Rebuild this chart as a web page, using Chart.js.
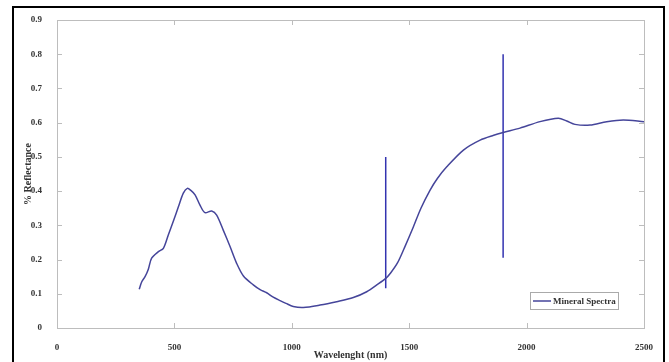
<!DOCTYPE html>
<html>
<head>
<meta charset="utf-8">
<script src="https://cdn.jsdelivr.net/npm/chart.js@4.4.1/dist/chart.umd.min.js"></script>
<style>
  body { margin: 0; background: #fff; }
  #frame { position: absolute; left: 12px; top: 6px; width: 649px; height: 400px; border: 2px solid #000; }
  #wrap { position: absolute; left: 0; top: 0; width: 669px; height: 362px; }
</style>
</head>
<body>
<div id="frame"></div>
<div id="wrap"><canvas id="spectra" width="669" height="362"></canvas></div>
<script>
// Mineral reflectance spectrum
const wavelength = [350, 361, 375, 389, 403, 432, 453, 474, 495, 517, 538, 555, 570, 588, 609, 630, 659, 680, 708, 737, 765, 794, 836, 865, 893, 921, 950, 975, 1006, 1049, 1120, 1191, 1262, 1319, 1362, 1400, 1420, 1450, 1480, 1518, 1550, 1589, 1620, 1660, 1731, 1802, 1860, 1900, 1972, 2057, 2135, 2171, 2206, 2270, 2341, 2412, 2500];
const reflectance = [0.113, 0.135, 0.150, 0.172, 0.204, 0.223, 0.233, 0.272, 0.311, 0.354, 0.394, 0.408, 0.402, 0.389, 0.359, 0.337, 0.342, 0.330, 0.286, 0.238, 0.189, 0.152, 0.126, 0.112, 0.103, 0.090, 0.080, 0.072, 0.063, 0.060, 0.067, 0.077, 0.089, 0.106, 0.126, 0.145, 0.160, 0.190, 0.235, 0.296, 0.350, 0.403, 0.437, 0.471, 0.520, 0.549, 0.563, 0.571, 0.584, 0.603, 0.613, 0.605, 0.595, 0.593, 0.603, 0.608, 0.603];

// water band spikes
const spikeX = [1400, 1900];
const spikeTop = [0.50, 0.80];
const spikeBottom = [0.116, 0.205];

const xTicks = [0, 500, 1000, 1500, 2000, 2500];
const yTicks = [0, 0.1, 0.2, 0.3, 0.4, 0.5, 0.6, 0.7, 0.8, 0.9];

const lineColor = "#45459a";
const serif = "'Liberation Serif', 'DejaVu Serif', serif";

const spikeSets = spikeX.map((x, i) => ({
    label: "spike",
    data: [{ x: x, y: spikeTop[i] }, { x: x, y: spikeBottom[i] }],
    borderColor: "#3333b0",
    borderWidth: 1.5,
    pointRadius: 0,
    showLine: true
}));

// MATLAB-like box with inward ticks plus legend inside the axes
const boxPlugin = {
    id: "box",
    afterDraw(chart) {
        const ctx = chart.ctx;
        const a = chart.chartArea;
        const sx = chart.scales.x, sy = chart.scales.y;
        ctx.save();
        ctx.strokeStyle = "#bdbdbd";
        ctx.lineWidth = 1;
        ctx.strokeRect(a.left + 0.5, a.top + 0.5, a.right - a.left, a.bottom - a.top);
        ctx.beginPath();
        xTicks.forEach(v => {
            const px = Math.round(sx.getPixelForValue(v)) + 0.5;
            ctx.moveTo(px, a.bottom); ctx.lineTo(px, a.bottom - 5);
            ctx.moveTo(px, a.top); ctx.lineTo(px, a.top + 5);
        });
        yTicks.forEach(v => {
            const py = Math.round(sy.getPixelForValue(v)) + 0.5;
            ctx.moveTo(a.left, py); ctx.lineTo(a.left + 5, py);
            ctx.moveTo(a.right, py); ctx.lineTo(a.right - 5, py);
        });
        ctx.stroke();

        // legend
        const w = 88, h = 17;
        const lx = a.right - 26 - w, ly = a.bottom - 19 - h;
        ctx.fillStyle = "#fff";
        ctx.fillRect(lx, ly, w, h);
        ctx.strokeStyle = "#555";
        ctx.setLineDash([1, 1]);
        ctx.strokeRect(lx + 0.5, ly + 0.5, w, h);
        ctx.setLineDash([]);
        ctx.strokeStyle = lineColor;
        ctx.lineWidth = 1.5;
        ctx.beginPath();
        ctx.moveTo(lx + 3, ly + h / 2 + 0.5);
        ctx.lineTo(lx + 21, ly + h / 2 + 0.5);
        ctx.stroke();
        ctx.fillStyle = "#333";
        ctx.font = "bold 9px " + serif;
        ctx.textBaseline = "middle";
        ctx.fillText(chart.data.datasets[0].label, lx + 23, ly + h / 2 + 1);
        ctx.restore();
    }
};

new Chart(document.getElementById("spectra"), {
    type: "scatter",
    data: {
        datasets: [{
            label: "Mineral Spectra",
            data: wavelength.map((x, i) => ({ x: x, y: reflectance[i] })),
            borderColor: lineColor,
            borderWidth: 1.5,
            pointRadius: 0,
            showLine: true,
            tension: 0.3
        }, ...spikeSets]
    },
    options: {
        responsive: false,
        animation: false,
        layout: { padding: { top: 20, right: 25, left: 0, bottom: 0 } },
        plugins: {
            legend: { display: false },
            tooltip: { enabled: false }
        },
        scales: {
            x: {
                type: "linear",
                min: 0,
                max: 2500,
                afterFit: s => { s.height = 34; },
                afterBuildTicks: s => { s.ticks = xTicks.map(v => ({ value: v })); },
                grid: { display: false },
                border: { color: "#bdbdbd" },
                ticks: { padding: 6, color: "#333", font: { family: serif, size: 9, weight: "bold" }, callback: v => String(v) },
                title: { display: true, text: "Wavelenght (nm)", color: "#333", padding: { top: 0, bottom: 1 }, font: { family: serif, size: 10, weight: "bold" } }
            },
            y: {
                min: 0,
                max: 0.9,
                afterFit: s => { s.width = 57; },
                afterBuildTicks: s => { s.ticks = yTicks.map(v => ({ value: v })); },
                grid: { display: false },
                border: { color: "#bdbdbd" },
                ticks: { padding: 7, color: "#333", font: { family: serif, size: 9, weight: "bold" }, callback: v => String(v) },
                title: { display: true, text: "% Reflectance", color: "#333", padding: { top: 22, bottom: 0 }, font: { family: serif, size: 10, weight: "bold" } }
            }
        }
    },
    plugins: [boxPlugin]
});
</script>
</body>
</html>
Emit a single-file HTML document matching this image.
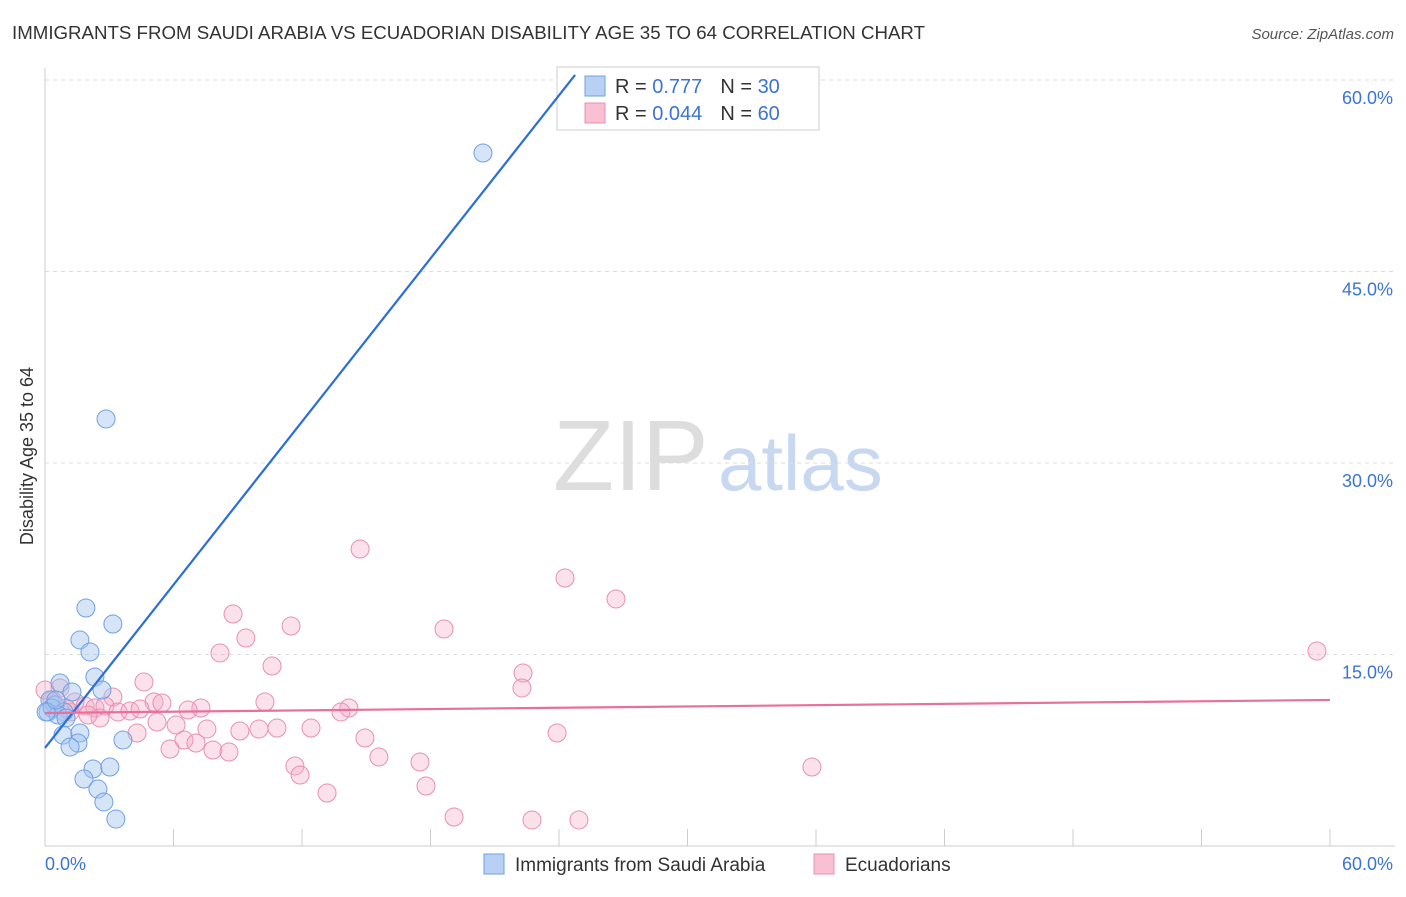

● Your objective
Copy each line that holds the word "document".

● Solution below
new Chart(document.getElementById("spectra"), {
Emit a single-file HTML document matching this image.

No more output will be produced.